On l'avait quitté avec un sacré pincement au coeur, notre Phoenix Wright. Mais aussi une certaine satisfaction. Après tout, à ses côtés et à celui de son mentor, on avait vécu des moments sacrément trépidants (et aussi des période d'ennuis relatifs), fait connaissance de tout un tas de gugusses attachants, et débarrassé la planète du boss final le plus maléfique de l'histoire du jeu vidéo.
On avait lié, durant les aventures de cet avocat, une connivence qui s'approchait de celle que l'on noue avec les héros de romans feuilletonants, Phoenix Wright, mousquetaire du barreau. Oui. Avoir le bon goût de finir ainsi, c'était bien.
Objection ! Objection, bien entendu ! La série ne pouvait pas s'éteindre, trop de cas restaient à résoudre, trop d'accrocs se retrouvaient en manque. C'est ainsi que débarque le jeune Apollo Justice, qui réussit la double performance de multiplier par deux le ridicule onomastique et capillaire du personnage principal. Ce sera donc dans la peau de ce jeune homme fringuant mais tout aussi maladroit que son prédécesseur que l'on prendra la défense de divers gugusses.
Premier constat quant à cet épisode sur DS : le sacrifice aux nouvelles performances techniques de la console a été on ne peut plus minime. Ace Attorney reste Ace Attorney. Les arrières-plans ont été refondus, les sprites sont un poil plus fins et on a le droit à quelques secondes de 3D durant les scènes d'introduction de chaque enquête. Pour le reste, l'interface reste la même : similaire à des jeux de point'n click durant les phases d'enquêtes et proposant de quoi interroger vos témoins durant les procès. Ajoutons à cela un nouveau "talent" plutôt intéressant lié au nouveau héros : le jeune homme est capable de percevoir les trics nerveux des menteurs durant les interrogatoires, et de les décrypter. Sans donner une autre dimension au jeu, cela permet de comprendre que les choses ont changé.
Vraiment changées ?
A vrai dire non. Il faut croire que, plus que les joueurs, les scénaristes n'ont pas réussi à faire leur deuil de Phoenix Wright. C'est ainsi que, dès la première affaire, l'avocat (qui entre temps, a raccroché), apparaît et ne disparaît plus vraiment. Et, à vrai dire, c'est cela le problème.

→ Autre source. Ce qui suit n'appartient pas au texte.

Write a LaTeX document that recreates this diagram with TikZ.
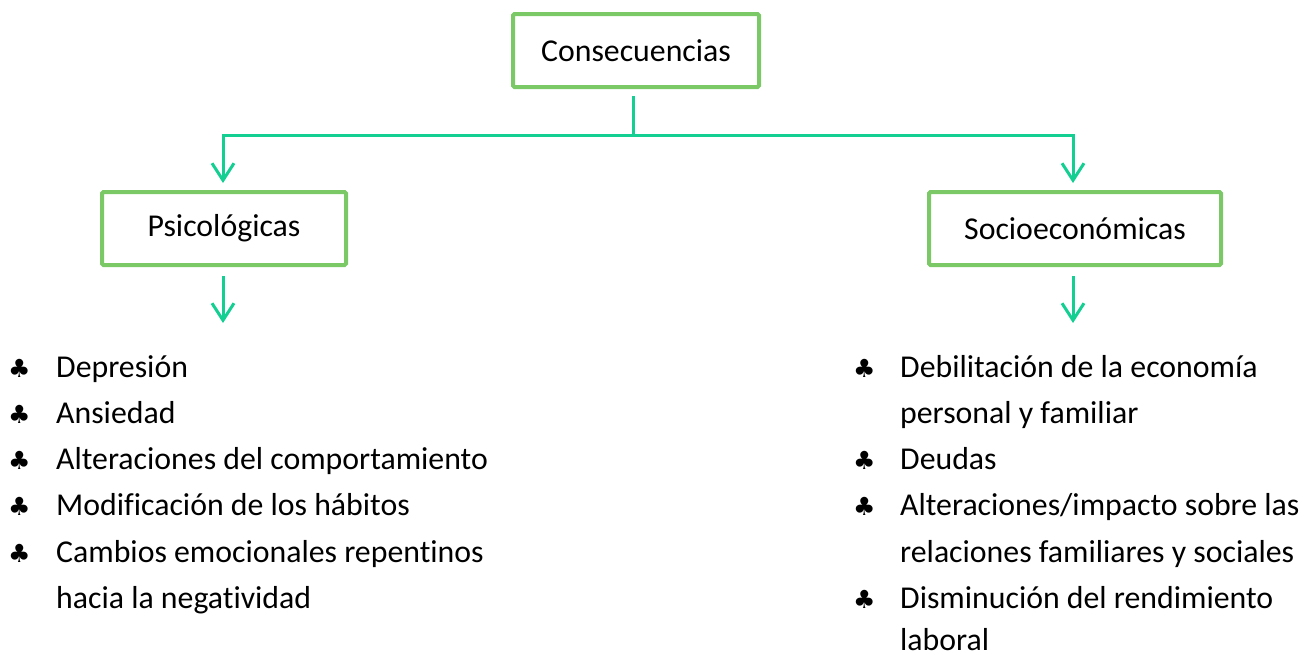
\documentclass[tikz,border=0pt]{standalone}
\usepackage{fontspec}
\setmainfont[Ligatures=NoCommon]{Carlito}
\newfontfamily\symfont{DejaVu Sans}
\usetikzlibrary{arrows.meta,calc}
\definecolor{boxgreen}{RGB}{122,201,102}
\definecolor{linegreen}{RGB}{20,207,146}
\begin{document}
\begin{tikzpicture}[x=1pt,y=-1pt,
  catbox/.style={draw=boxgreen,line width=4pt,rounded corners=1.5pt,fill=white,
    minimum height=73pt,inner sep=0pt,font=\fontsize{31.8}{38}\selectfont},
  conn/.style={draw=linegreen,line width=3pt},
  arr/.style={conn,-{Straight Barb[length=17pt,width=22pt,line width=3pt]}},
  item/.style={anchor=base west,inner sep=0pt,font=\fontsize{31.8}{38}\selectfont},
  club/.style={anchor=base west,inner sep=0pt,font=\symfont\fontsize{25}{30}\selectfont}
]
\useasboundingbox (0,0) rectangle (1315,654);
\node[catbox,minimum width=246pt] (top) at (636,50.5) {Consecuencias};
\node[catbox,minimum width=244pt] (psi) at (224,228.5) {Psicológicas};
\node[catbox,minimum width=292pt] (soc) at (1075,228.5) {Socioeconómicas};
\coordinate (j) at (633,135);
\coordinate (pe) at (223,323);
\coordinate (se) at (1073,323);
\draw[conn] ($(top.south -| j)+(0,7)$) -- (j);
\draw[arr] (j) -| ($(psi.north -| pe)+(0,-7)$);
\draw[arr] (j) -| ($(soc.north -| se)+(0,-7)$);
\draw[arr] ($(psi.south -| pe)+(0,9)$) -- (pe);
\draw[arr] ($(soc.south -| se)+(0,9)$) -- (se);
% left list
\foreach \y/\t [count=\i] in {377/Depresión,423.3/Ansiedad,469.6/Alteraciones del comportamiento,515.9/Modificación de los hábitos,562.2/Cambios emocionales repentinos}{
  \node[club] (lc\i) at (8,\y) {♣};
  \node[item] (lt\i) at (56,\y) {\t};
}
\node[item] (lt6) at (56,608.5) {hacia la negatividad};
% right list
\node[club] (rc1) at (853,377) {♣};
\node[item] (rt1) at (900,377) {Debilitación de la economía};
\node[item] (rt2) at (900,423.3) {personal y familiar};
\node[club] (rc2) at (853,469.6) {♣};
\node[item] (rt3) at (900,469.6) {Deudas};
\node[club] (rc3) at (853,515.9) {♣};
\node[item] (rt4) at (900,515.9) {Alteraciones/impacto sobre las};
\node[item] (rt5) at (900,562.2) {relaciones familiares y sociales};
\node[club] (rc4) at (853,608.5) {♣};
\node[item] (rt6) at (900,608.5) {Disminución del rendimiento};
\node[item] (rt7) at (900,650.5) {laboral};
\end{tikzpicture}
\end{document}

Eclipsant totalement le jeune Apollo (personnage moyen mais assez sympathique au demeurant), nous avons un personnage qui phagocyte littéralement l'intrigue, marionnettiste invincible au service de la justice, que le joueur ne fera souvent qu'accompagner pour servir ses desseins. Pire encore, il s'agit d'un Phoenix désincarné, séphirotisé devrais-je même dire, énigmatique, froid, et détaché de son environnement ultérieur. Disparus, Mia, Maya, Edgeworth et les autres, sans un mot d'explication.
Ce choix pour le moins hasardeux court-circuite ce qui, jusque là , faisait l'une des grandes qualités du jeu : sa chaleur, sa proximité avec le joueur.
Reste qu'Apollo Justice reste un jeu d'enquête futé, bien pensé et pas trop mal écrit. Les personnages secondaires versent peut-être trop dans la caricature (ce procureur... CE PROCUREUR ! J-popeur dans l'âme, fringué comme une icône de la mode minet...) mais restent crédibles et amusant. Cependant, la transition avec l'ancienne génération est vraiment maladroite, donnant un produit à l'intrigue bancale, qui hésite entre un retour aux sources et un nouveau départ. Une sorte de pat que les développeurs devront régler dans les prochains volets, s'ils veulent qu'Apollo puisse déployer ses ailes et que Phoenix puisse faire partie de nos chers souvenirs, de ces romans interactifs que l'on pourra lire et relire sans que les pages ne se fânent.